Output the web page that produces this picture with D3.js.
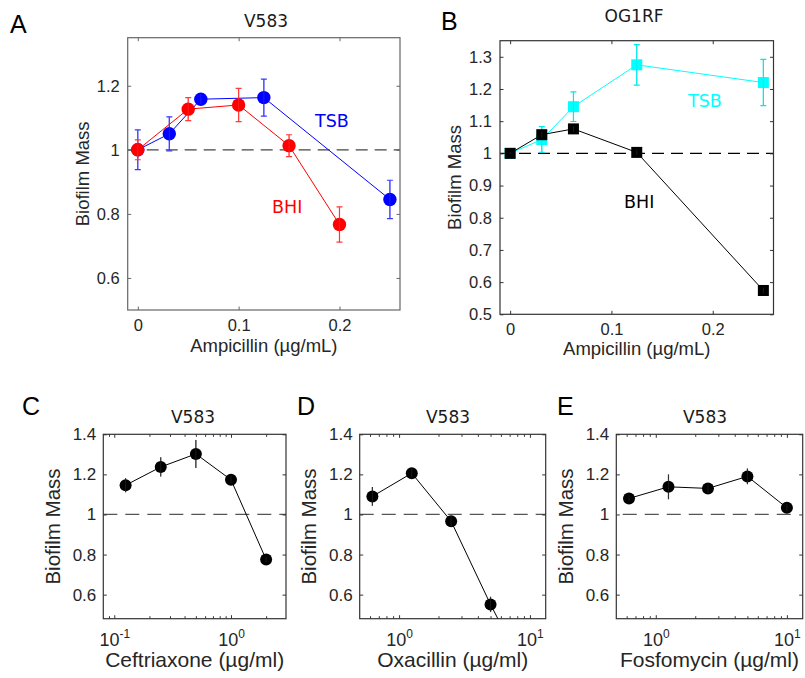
<!DOCTYPE html>
<html><head><meta charset="utf-8">
<script src="https://cdn.jsdelivr.net/npm/d3@7"></script>
<style>body{margin:0;background:#fff} svg{display:block}</style>
</head><body><svg id="c" width="805" height="678"></svg>
<script>
// ---------------- DATA ----------------
const ampA_TSB_x = [0, 0.03125, 0.0625, 0.125, 0.25];
const ampA_TSB_y = [1.00, 1.05, 1.158, 1.163, 0.845];
const ampA_TSB_e = [0.062, 0.053, 0.016, 0.058, 0.06];
const ampA_BHI_x = [0, 0.05, 0.1, 0.15, 0.2];
const ampA_BHI_y = [1.00, 1.127, 1.14, 1.013, 0.767];
const ampA_BHI_e = [0.031, 0.036, 0.052, 0.034, 0.055];

const ampB_x = [0, 0.03125, 0.0625, 0.125, 0.25];
const ampB_TSB_y = [1.00, 1.043, 1.145, 1.275, 1.22];
const ampB_TSB_e = [0.004, 0.04, 0.046, 0.063, 0.072];
const ampB_BHI_y = [1.00, 1.058, 1.076, 1.003, 0.574];
const ampB_BHI_e = [0.004, 0.01, 0.01, 0.008, 0.01];

const ceft_x = [0.125, 0.25, 0.5, 1, 2];
const ceft_y = [1.146, 1.237, 1.302, 1.173, 0.775];
const ceft_e = [0.035, 0.048, 0.07, 0.02, 0.012];

const oxa_x = [0.625, 1.25, 2.5, 5, 10];
const oxa_y = [1.09, 1.206, 0.966, 0.551, 0.17];
const oxa_e = [0.047, 0.025, 0.027, 0.038, 0.03];

const fos_x = [0.625, 1.25, 2.5, 5, 10];
const fos_y = [1.08, 1.138, 1.13, 1.19, 1.033];
const fos_e = [0.015, 0.062, 0.025, 0.039, 0.02];

const ticksA_y = [0.6, 0.8, 1, 1.2];
const ticksB_y = [0.5, 0.6, 0.7, 0.8, 0.9, 1, 1.1, 1.2, 1.3];
const ticksAmp_x = [0, 0.1, 0.2];
const ticksLow_y = [0.6, 0.8, 1, 1.2, 1.4];

// ---------------- DRAWING ----------------
const svg = d3.select("#c");
const SANS = "'Liberation Sans', Arial, Helvetica, sans-serif";
const DJV = "'DejaVu Sans', sans-serif";
const fmtY = d => (Math.abs(d - 1) < 1e-9 ? "1" : d3.format(".1f")(d));

function drawPanel(p) {
  const g = svg.append("g");
  const x = (p.log ? d3.scaleLog() : d3.scaleLinear()).domain(p.xDomain).range([p.l, p.r]);
  const y = d3.scaleLinear().domain(p.yDomain).range([p.b, p.t]);
  const cid = "clip" + p.name;
  svg.append("clipPath").attr("id", cid).append("rect")
    .attr("x", p.l).attr("y", p.t).attr("width", p.r - p.l).attr("height", p.b - p.t);

  // dashed reference line
  const dx = p.dashX ? p.dashX.map(x) : [p.l, p.r];
  g.append("line").attr("x1", dx[0]).attr("x2", dx[1]).attr("y1", y(1)).attr("y2", y(1))
    .attr("stroke", p.dashColor).attr("stroke-width", 1.2).attr("stroke-dasharray", p.dashArr);

  // axes
  const styleAx = (sel, fs) => {
    sel.attr("font-family", SANS).attr("font-size", fs);
    sel.select(".domain").remove();
    sel.selectAll(".tick line").attr("stroke", p.boxColor);
    sel.selectAll(".tick text").attr("fill", "#262626");
  };
  const xMajor = p.log ? p.xMajor : p.xTicks;
  const gb = g.append("g").attr("transform", `translate(0,${p.b})`)
    .call(d3.axisBottom(x).tickValues(xMajor).tickSize(-p.tk).tickPadding(p.xPad)
      .tickFormat(p.log ? () => "" : d => d3.format("~g")(d)));
  styleAx(gb, p.tfs);
  if (p.log) {
    gb.selectAll(".tick text").each(function (d) {
      const t = d3.select(this);
      t.text(null).attr("dy", null).attr("y", p.logLabY).attr("font-size", p.logFs);
      t.append("tspan").text("10");
      t.append("tspan").attr("dy", -8).attr("font-size", p.supFs).text(String(Math.round(Math.log10(d))));
    });
    const minors = [];
    [0.01, 0.1, 1, 10].forEach(base => { for (let k = 2; k <= 9; k++) {
      const v = base * k; if (v > p.xDomain[0] && v < p.xDomain[1]) minors.push(v); } });
    const mb = g.append("g").attr("transform", `translate(0,${p.b})`)
      .call(d3.axisBottom(x).tickValues(minors).tickSize(-2.5).tickFormat(""));
    styleAx(mb, p.tfs);
    const mt = g.append("g").attr("transform", `translate(0,${p.t})`)
      .call(d3.axisTop(x).tickValues(minors).tickSize(-2.5).tickFormat(""));
    styleAx(mt, p.tfs);
  }
  const gt = g.append("g").attr("transform", `translate(0,${p.t})`)
    .call(d3.axisTop(x).tickValues(xMajor).tickSize(-p.tk).tickFormat(""));
  styleAx(gt, p.tfs);
  const gl = g.append("g").attr("transform", `translate(${p.l},0)`)
    .call(d3.axisLeft(y).tickValues(p.yTicks).tickSize(-p.tk).tickPadding(p.yPad).tickFormat(fmtY));
  styleAx(gl, p.tfs);
  const gr = g.append("g").attr("transform", `translate(${p.r},0)`)
    .call(d3.axisRight(y).tickValues(p.yTicks).tickSize(-p.tk).tickFormat(""));
  styleAx(gr, p.tfs);

  // box
  g.append("rect").attr("x", p.l).attr("y", p.t).attr("width", p.r - p.l).attr("height", p.b - p.t)
    .attr("fill", "none").attr("stroke", p.boxColor).attr("stroke-width", 1.2);

  // series
  const pg = g.append("g").attr("clip-path", `url(#${cid})`);
  p.series.forEach(s => {
    const pts = s.x.map((xv, i) => ({ x: xv, y: s.y[i], e: s.e[i] }));
    pg.append("path").datum(pts)
      .attr("d", d3.line().x(d => x(d.x)).y(d => y(d.y)))
      .attr("fill", "none").attr("stroke", s.color).attr("stroke-width", 1);
    pts.forEach(d => {
      const cx = x(d.x), y0 = y(d.y - d.e), y1 = y(d.y + d.e);
      pg.append("line").attr("x1", cx).attr("x2", cx).attr("y1", y0).attr("y2", y1)
        .attr("stroke", s.errColor).attr("stroke-width", 1.2);
      if (s.cap) {
        [y0, y1].forEach(yy => pg.append("line").attr("x1", cx - s.cap).attr("x2", cx + s.cap)
          .attr("y1", yy).attr("y2", yy).attr("stroke", s.errColor).attr("stroke-width", 1.2));
      }
    });
    pts.forEach(d => {
      if (s.marker === "circle") {
        pg.append("circle").attr("cx", x(d.x)).attr("cy", y(d.y)).attr("r", s.size).attr("fill", s.color);
      } else {
        pg.append("rect").attr("x", x(d.x) - s.size / 2).attr("y", y(d.y) - s.size / 2)
          .attr("width", s.size).attr("height", s.size).attr("fill", s.color);
      }
    });
    pts.forEach(d => {
      const cx = x(d.x);
      pg.append("line").attr("x1", cx).attr("x2", cx).attr("y1", y(d.y - d.e)).attr("y2", y(d.y + d.e))
        .attr("stroke", s.errColor).attr("stroke-width", 1).attr("opacity", 0.5);
    });
  });

  // texts
  g.append("text").attr("x", p.titleX).attr("y", p.titleY).attr("text-anchor", "middle")
    .attr("font-family", DJV).attr("font-size", 17).attr("fill", "#1a1a1a").text(p.title);
  g.append("text").attr("x", p.letterX).attr("y", p.letterY)
    .attr("font-family", SANS).attr("font-size", 25).attr("fill", "#000").text(p.letter);
  g.append("text").attr("x", (p.l + p.r) / 2).attr("y", p.xlabY).attr("text-anchor", "middle")
    .attr("font-family", SANS).attr("font-size", p.lfsX).attr("fill", "#262626").text(p.xlabel);
  g.append("text").attr("transform", `translate(${p.ylabX},${(p.t + p.b) / 2}) rotate(-90)`)
    .attr("text-anchor", "middle").attr("font-family", SANS).attr("font-size", p.lfsY)
    .attr("fill", "#262626").text("Biofilm Mass");
  (p.notes || []).forEach(n => g.append("text").attr("x", n.x).attr("y", n.y)
    .attr("font-family", DJV).attr("font-size", 17.5).attr("fill", n.color).text(n.text));
}

drawPanel({
  name: "A", l: 127.7, r: 400, t: 37.7, b: 310, xDomain: [-0.01, 0.26], yDomain: [0.5, 1.35],
  xTicks: ticksAmp_x, yTicks: ticksA_y, tk: 3.5, xPad: 9, yPad: 8, tfs: 16.5,
  boxColor: "#666", dashColor: "#444", dashArr: "12,7",
  series: [
    { x: ampA_TSB_x, y: ampA_TSB_y, e: ampA_TSB_e, color: "#0000ff", errColor: "#3a3aff", marker: "circle", size: 6.7, cap: 3 },
    { x: ampA_BHI_x, y: ampA_BHI_y, e: ampA_BHI_e, color: "#ff0000", errColor: "#ff3a3a", marker: "circle", size: 6.7, cap: 3 }
  ],
  title: "V583", titleX: 266, titleY: 26.7, letter: "A", letterX: 10, letterY: 33,
  xlabel: "Ampicillin (µg/mL)", xlabY: 352, lfsX: 18.5, ylabX: 88.6, lfsY: 18.5,
  notes: [{ text: "TSB", x: 315, y: 126.7, color: "#0000ff" }, { text: "BHI", x: 272, y: 213.3, color: "#ff0000" }]
});

drawPanel({
  name: "B", l: 500, r: 773.5, t: 40.7, b: 314.3, xDomain: [-0.01, 0.26], yDomain: [0.5, 1.35],
  xTicks: ticksAmp_x, yTicks: ticksB_y, tk: 3.5, xPad: 8.5, yPad: 8, tfs: 16.5,
  boxColor: "#333", dashColor: "#000", dashArr: "12,7",
  series: [
    { x: ampB_x, y: ampB_TSB_y, e: ampB_TSB_e, color: "#00ffff", errColor: "#00e8e8", marker: "square", size: 11, cap: 3 },
    { x: ampB_x, y: ampB_BHI_y, e: ampB_BHI_e, color: "#000000", errColor: "#333", marker: "square", size: 11, cap: 3 }
  ],
  title: "OG1RF", titleX: 634, titleY: 21.7, letter: "B", letterX: 441, letterY: 30,
  xlabel: "Ampicillin (µg/mL)", xlabY: 355, lfsX: 18.5, ylabX: 460.6, lfsY: 18.5,
  notes: [{ text: "TSB", x: 688, y: 106.7, color: "#00ffff" }, { text: "BHI", x: 624, y: 208.3, color: "#000" }]
});

const lower = [
  { name: "C", l: 103.3, r: 286, x: ceft_x, y: ceft_y, e: ceft_e, xDomain: [0.0805, 2.96], xMajor: [0.1, 1],
    letterX: 22, titleX: 193, xlabel: "Ceftriaxone (µg/ml)", ylabX: 59.8, dashX: null },
  { name: "D", l: 359.7, r: 545.7, x: oxa_x, y: oxa_y, e: oxa_e, xDomain: [0.5, 13.2], xMajor: [1, 10],
    letterX: 297, titleX: 448, xlabel: "Oxacillin (µg/ml)", ylabX: 316, dashX: null },
  { name: "E", l: 616.3, r: 802.7, x: fos_x, y: fos_y, e: fos_e, xDomain: [0.5, 13.2], xMajor: [1, 10],
    letterX: 557, titleX: 705, xlabel: "Fosfomycin (µg/ml)", ylabX: 572.8, dashX: [0.56, 11] }
];
lower.forEach(c => drawPanel({
  name: c.name, l: c.l, r: c.r, t: 434.3, b: 618.7, log: true, xDomain: c.xDomain, xMajor: c.xMajor,
  yDomain: [0.48, 1.4], yTicks: ticksLow_y, tk: 3.5, xPad: 8, yPad: 7, tfs: 17,
  logLabY: 27, logFs: 18, supFs: 12,
  boxColor: "#333", dashColor: "#555", dashArr: "14,8", dashX: c.dashX,
  series: [{ x: c.x, y: c.y, e: c.e, color: "#000", errColor: "#333", marker: "circle", size: 6, cap: 0 }],
  title: "V583", titleX: c.titleX, titleY: 423, letter: c.name, letterX: c.letterX, letterY: 415,
  xlabel: c.xlabel, xlabY: 667, lfsX: 21, ylabX: c.ylabX, lfsY: 20.5
}));
</script></body></html>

+-------+

The problem: Print the data above verbatim from the first line through the line holding "const fmtY = d", leaving every picture out.

Output of the task:
Output the web page that produces this picture with D3.js.
<!DOCTYPE html>
<html><head><meta charset="utf-8">
<script src="https://cdn.jsdelivr.net/npm/d3@7"></script>
<style>body{margin:0;background:#fff} svg{display:block}</style>
</head><body><svg id="c" width="805" height="678"></svg>
<script>
// ---------------- DATA ----------------
const ampA_TSB_x = [0, 0.03125, 0.0625, 0.125, 0.25];
const ampA_TSB_y = [1.00, 1.05, 1.158, 1.163, 0.845];
const ampA_TSB_e = [0.062, 0.053, 0.016, 0.058, 0.06];
const ampA_BHI_x = [0, 0.05, 0.1, 0.15, 0.2];
const ampA_BHI_y = [1.00, 1.127, 1.14, 1.013, 0.767];
const ampA_BHI_e = [0.031, 0.036, 0.052, 0.034, 0.055];

const ampB_x = [0, 0.03125, 0.0625, 0.125, 0.25];
const ampB_TSB_y = [1.00, 1.043, 1.145, 1.275, 1.22];
const ampB_TSB_e = [0.004, 0.04, 0.046, 0.063, 0.072];
const ampB_BHI_y = [1.00, 1.058, 1.076, 1.003, 0.574];
const ampB_BHI_e = [0.004, 0.01, 0.01, 0.008, 0.01];

const ceft_x = [0.125, 0.25, 0.5, 1, 2];
const ceft_y = [1.146, 1.237, 1.302, 1.173, 0.775];
const ceft_e = [0.035, 0.048, 0.07, 0.02, 0.012];

const oxa_x = [0.625, 1.25, 2.5, 5, 10];
const oxa_y = [1.09, 1.206, 0.966, 0.551, 0.17];
const oxa_e = [0.047, 0.025, 0.027, 0.038, 0.03];

const fos_x = [0.625, 1.25, 2.5, 5, 10];
const fos_y = [1.08, 1.138, 1.13, 1.19, 1.033];
const fos_e = [0.015, 0.062, 0.025, 0.039, 0.02];

const ticksA_y = [0.6, 0.8, 1, 1.2];
const ticksB_y = [0.5, 0.6, 0.7, 0.8, 0.9, 1, 1.1, 1.2, 1.3];
const ticksAmp_x = [0, 0.1, 0.2];
const ticksLow_y = [0.6, 0.8, 1, 1.2, 1.4];

// ---------------- DRAWING ----------------
const svg = d3.select("#c");
const SANS = "'Liberation Sans', Arial, Helvetica, sans-serif";
const DJV = "'DejaVu Sans', sans-serif";
const fmtY = d => (Math.abs(d - 1) < 1e-9 ? "1" : d3.format(".1f")(d));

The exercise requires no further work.